■ **PROMPT**: Produce an exact copy of all the data below, dropping every image.

■ **RECORDED INFORMATION**:
....

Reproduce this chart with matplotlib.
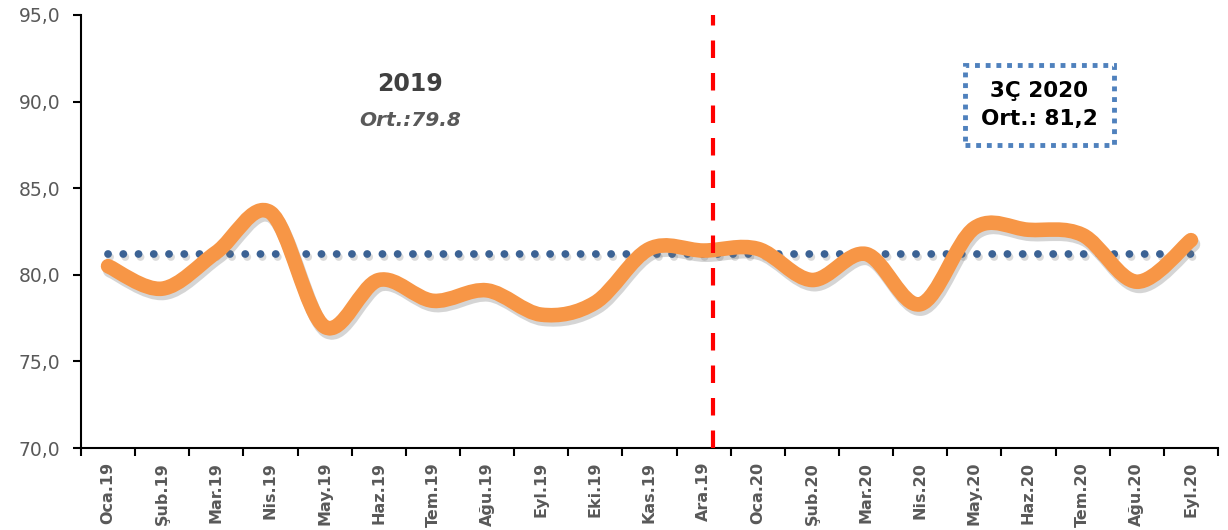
#!/usr/bin/env python3
# kapasite kullanim orani - aylik seyir, 2019 vs 3C 2020

import numpy as np
import matplotlib
matplotlib.use("Agg")
import matplotlib.pyplot as plt
import matplotlib.patheffects as pe
from matplotlib.path import Path
from matplotlib.patches import PathPatch
from matplotlib.ticker import FuncFormatter

months = ["Oca.19", "Şub.19", "Mar.19", "Nis.19", "May.19", "Haz.19", "Tem.19",
          "Ağu.19", "Eyl.19", "Eki.19", "Kas.19", "Ara.19",
          "Oca.20", "Şub.20", "Mar.20", "Nis.20", "May.20", "Haz.20", "Tem.20",
          "Ağu.20", "Eyl.20"]
values = [80.5, 79.2, 81.3, 83.6, 77.0, 79.7, 78.5, 79.1, 77.7, 78.4, 81.5, 81.4,
          81.5, 79.7, 81.2, 78.3, 82.7, 82.6, 82.3, 79.6, 82.0]
avg_2020 = 81.2
split_pos = 11.18  # red divider between Ara.19 and Oca.20


def smooth_path(xs, ys):
    # excel style smoothed line: bezier segments with catmull-rom handles
    pts = np.column_stack([xs, ys])
    n = len(pts)
    verts = [pts[0]]
    codes = [Path.MOVETO]
    for i in range(n - 1):
        p0 = pts[max(i - 1, 0)]
        p1 = pts[i]
        p2 = pts[i + 1]
        p3 = pts[min(i + 2, n - 1)]
        c1 = p1 + (p2 - p0) / 6.0
        c2 = p2 - (p3 - p1) / 6.0
        verts += [c1, c2, p2]
        codes += [Path.CURVE4] * 3
    return Path(verts, codes)


fig = plt.figure(figsize=(12.28, 5.30), dpi=100)
ax = fig.add_axes([81 / 1228, 82 / 530, 1137 / 1228, 433 / 530])

x = np.arange(len(months))

# average line of 2020
ax.plot([x[0], x[-1]], [avg_2020, avg_2020], color="#3B6294", lw=5.6,
        linestyle=(0, (0.01, 1.95)), dash_capstyle="round", zorder=3,
        path_effects=[pe.SimpleLineShadow(offset=(1.5, -2.5), shadow_color="#888888", alpha=0.3),
                      pe.Normal()])

curve = PathPatch(smooth_path(x, values), fill=False, edgecolor="#F79646", lw=10.5,
                  capstyle="round", joinstyle="round", zorder=4,
                  path_effects=[pe.SimpleLineShadow(offset=(1.5, -3), shadow_color="#777777", alpha=0.3),
                                pe.Normal()])
ax.add_patch(curve)

ax.axvline(split_pos, color="#FF0000", lw=3, linestyle=(0, (4.2, 3.6)), zorder=5)

ax.set_xlim(-0.5, len(months) - 0.5)
ax.set_ylim(70, 95)
ax.set_yticks(np.arange(70, 95.1, 5))
ax.yaxis.set_major_formatter(FuncFormatter(lambda v, p: f"{v:.1f}".replace(".", ",")))

ax.set_xticks(x)
ax.set_xticklabels(months, rotation=90, fontsize=11.5, fontweight="bold", color="#595959")
ax.set_xticks(np.arange(-0.5, len(months), 1), minor=True)
ax.tick_params(axis="x", which="major", length=0, pad=10)
ax.tick_params(axis="x", which="minor", length=6, width=1.5, color="black")
ax.tick_params(axis="y", length=6, width=1.5, labelsize=13.5, labelcolor="#595959", pad=9)

for s in ["top", "right"]:
    ax.spines[s].set_visible(False)
for s in ["left", "bottom"]:
    ax.spines[s].set_linewidth(1.5)

ax.text(5.58, 91.0, "2019", ha="center", va="center", fontsize=17, fontweight="bold",
        color="#404040")
ax.text(5.58, 88.9, "Ort.:79.8", ha="center", va="center", fontsize=14.5, fontweight="bold",
        style="italic", color="#595959")

ax.text(17.2, 89.8, "3Ç 2020\nOrt.: 81,2", ha="center", va="center", fontsize=15.5,
        fontweight="bold", color="black", linespacing=1.45,
        bbox=dict(boxstyle="square,pad=0.75", fc="white", ec="#4F81BD", lw=3.5,
                  ls=(0, (1, 1.2))))

fig.savefig("out.png", dpi=100)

....

■ **SOLUTION TO THIS TASK**:
Reproduce this chart with matplotlib.
#!/usr/bin/env python3
# kapasite kullanim orani - aylik seyir, 2019 vs 3C 2020

import numpy as np
import matplotlib
matplotlib.use("Agg")
import matplotlib.pyplot as plt
import matplotlib.patheffects as pe
from matplotlib.path import Path
from matplotlib.patches import PathPatch
from matplotlib.ticker import FuncFormatter

months = ["Oca.19", "Şub.19", "Mar.19", "Nis.19", "May.19", "Haz.19", "Tem.19",
          "Ağu.19", "Eyl.19", "Eki.19", "Kas.19", "Ara.19",
          "Oca.20", "Şub.20", "Mar.20", "Nis.20", "May.20", "Haz.20", "Tem.20",
          "Ağu.20", "Eyl.20"]
values = [80.5, 79.2, 81.3, 83.6, 77.0, 79.7, 78.5, 79.1, 77.7, 78.4, 81.5, 81.4,
          81.5, 79.7, 81.2, 78.3, 82.7, 82.6, 82.3, 79.6, 82.0]
avg_2020 = 81.2
split_pos = 11.18  # red divider between Ara.19 and Oca.20


def smooth_path(xs, ys):
    # excel style smoothed line: bezier segments with catmull-rom handles
    pts = np.column_stack([xs, ys])
    n = len(pts)
    verts = [pts[0]]
    codes = [Path.MOVETO]
    for i in range(n - 1):
        p0 = pts[max(i - 1, 0)]
        p1 = pts[i]
        p2 = pts[i + 1]
        p3 = pts[min(i + 2, n - 1)]
        c1 = p1 + (p2 - p0) / 6.0
        c2 = p2 - (p3 - p1) / 6.0
        verts += [c1, c2, p2]
        codes += [Path.CURVE4] * 3
    return Path(verts, codes)


fig = plt.figure(figsize=(12.28, 5.30), dpi=100)
ax = fig.add_axes([81 / 1228, 82 / 530, 1137 / 1228, 433 / 530])

x = np.arange(len(months))

# average line of 2020
ax.plot([x[0], x[-1]], [avg_2020, avg_2020], color="#3B6294", lw=5.6,
        linestyle=(0, (0.01, 1.95)), dash_capstyle="round", zorder=3,
        path_effects=[pe.SimpleLineShadow(offset=(1.5, -2.5), shadow_color="#888888", alpha=0.3),
                      pe.Normal()])

curve = PathPatch(smooth_path(x, values), fill=False, edgecolor="#F79646", lw=10.5,
                  capstyle="round", joinstyle="round", zorder=4,
                  path_effects=[pe.SimpleLineShadow(offset=(1.5, -3), shadow_color="#777777", alpha=0.3),
                                pe.Normal()])
ax.add_patch(curve)

ax.axvline(split_pos, color="#FF0000", lw=3, linestyle=(0, (4.2, 3.6)), zorder=5)

ax.set_xlim(-0.5, len(months) - 0.5)
ax.set_ylim(70, 95)
ax.set_yticks(np.arange(70, 95.1, 5))
ax.yaxis.set_major_formatter(FuncFormatter(lambda v, p: f"{v:.1f}".replace(".", ",")))

ax.set_xticks(x)
ax.set_xticklabels(months, rotation=90, fontsize=11.5, fontweight="bold", color="#595959")
ax.set_xticks(np.arange(-0.5, len(months), 1), minor=True)
ax.tick_params(axis="x", which="major", length=0, pad=10)
ax.tick_params(axis="x", which="minor", length=6, width=1.5, color="black")
ax.tick_params(axis="y", length=6, width=1.5, labelsize=13.5, labelcolor="#595959", pad=9)

for s in ["top", "right"]:
    ax.spines[s].set_visible(False)
for s in ["left", "bottom"]:
    ax.spines[s].set_linewidth(1.5)

ax.text(5.58, 91.0, "2019", ha="center", va="center", fontsize=17, fontweight="bold",
        color="#404040")
ax.text(5.58, 88.9, "Ort.:79.8", ha="center", va="center", fontsize=14.5, fontweight="bold",
        style="italic", color="#595959")

ax.text(17.2, 89.8, "3Ç 2020\nOrt.: 81,2", ha="center", va="center", fontsize=15.5,
        fontweight="bold", color="black", linespacing=1.45,
        bbox=dict(boxstyle="square,pad=0.75", fc="white", ec="#4F81BD", lw=3.5,
                  ls=(0, (1, 1.2))))

fig.savefig("out.png", dpi=100)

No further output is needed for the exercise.